Une monnaie, c’est un instrument qui sert à fluidifier les échanges de biens et de services en jouant le rôle d’une contrepartie commune et acceptable par tous : donner un nombre convenu de monnaie à un marchand contre une salade et des légumes. C’est aussi l’étalon des valeurs qui nous permet de dire qu’aujourd’hui, le prix des tomates est plus élévé que fin août l’an dernier ou que le prix du m² est plus élevé à Paris, département de la Seine, qu’à Aubusson, dans la Creuse. Et, enfin, la monnaie est une réserve de valeur : un jeune va épargner une partie de ses premiers revenus avant de s’acheter son premier appartement. Pour faire tout ça, les monnaies sont des créances. Avant, c’étaient des créances sur une banque centrale qui détenait en réserves d’or la contre-valeur de ces monnaies en circulation. Maintenant que cet étalon n’existe plus que dans les mémoires des vieux schnocks passéistes, ce sont des créances sur la capacité des États de lever des impôts futurs pour financer les déficits des banques qui boiront la tasse dans l’octroi de financements hasardeux (cf. Gaël Giraud, Illusion financière).

Maintenant, il y a l’émergence des crypto-monnaies, comme le Bitcoin, qui utilisent la « blockchain », se passent des États et s’affranchissent des circuits bancaires normaux : elles existent parce que des personnes ont confiance en elles. Des réseaux d’ordinateurs partageant un même algorithme permettent d’établir un consensus sur qui détient quoi et combien est transféré de qui à qui. Cette activité est un désastre écologique intrinsèque, et les mafias ont bien compris l’intérêt d’un tel outil pour le blanchiment d’argent sale. Mais elles répondent à une préoccupation légitime : les États ne sont-ils pas devenus trop faibles et incapables de gérer correctement leur propre monnaie ? Ou, plus simplement résumé : peut-on encore faire confiance aux États ? Répondre oui est bien téméraire, répondre non n’indique pas à qui faire confiance.

Il n’est pas question de faire à quiconque, ici, un procès en vertu monétaire ni au pénal, ni surtout en canonisation. Pas plus les États que les grandes banques ou entreprises ne seraient faciles à disculper, et la longueur des casiers judiciaires respectifs n’est instructive que pour des historiens. La monnaie est un instrument du pouvoir et la compromission l’entoure inéluctablement. Le transfert de ce pouvoir monétaire a déjà commencé du domaine régalien vers le monde des intérêts privés.
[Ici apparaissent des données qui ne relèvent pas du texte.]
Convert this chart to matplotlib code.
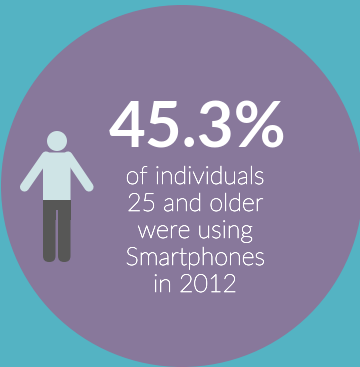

Quand Facebook s’associe sur ce projet Libra avec de très nombreux et puissants alliés parmi les entreprises mondialisées, peut-être ne faut-il voir rien d’autre qu’un ordre de mobilisation pour une bataille qui pourrait être décisive. Deux questions essentielles se posent dès lors. Comment mesurer, en matière monétaire, la défiance/confiance à éventuellement accorder à des États ou à des intérêts privés représentés par une mutualisation des plus puissants d’entre eux – entre autre ceux qui ont une connaissance intime de nos émotions et de nos intérêts ? Ensuite, ces intérêts privés peuvent-ils se mettre au service de ce « bien commun » que devrait être une monnaie ?

Peut-être serait-il temps que les pouvoirs régaliens d’assez de pays qui comptent se mettent d’accord pour déterminer des seuils au-delà desquels ces grandes sociétés, dont les GAFAM, deviennent des « concurrents » déloyaux par nature et trop dangereux de par leur puissance ? Et qu’ils fassent respecter ces seuils, quitte à démanteler ce qui pourrait/devrait l’être… À moins qu’elles ne soient déjà devenues des « too big to jail », trop grosses pour être enfermées ? Sinon, les États se résigneront à devenir les esclaves de ces intérêts privés, certes en préservant quelques apparences.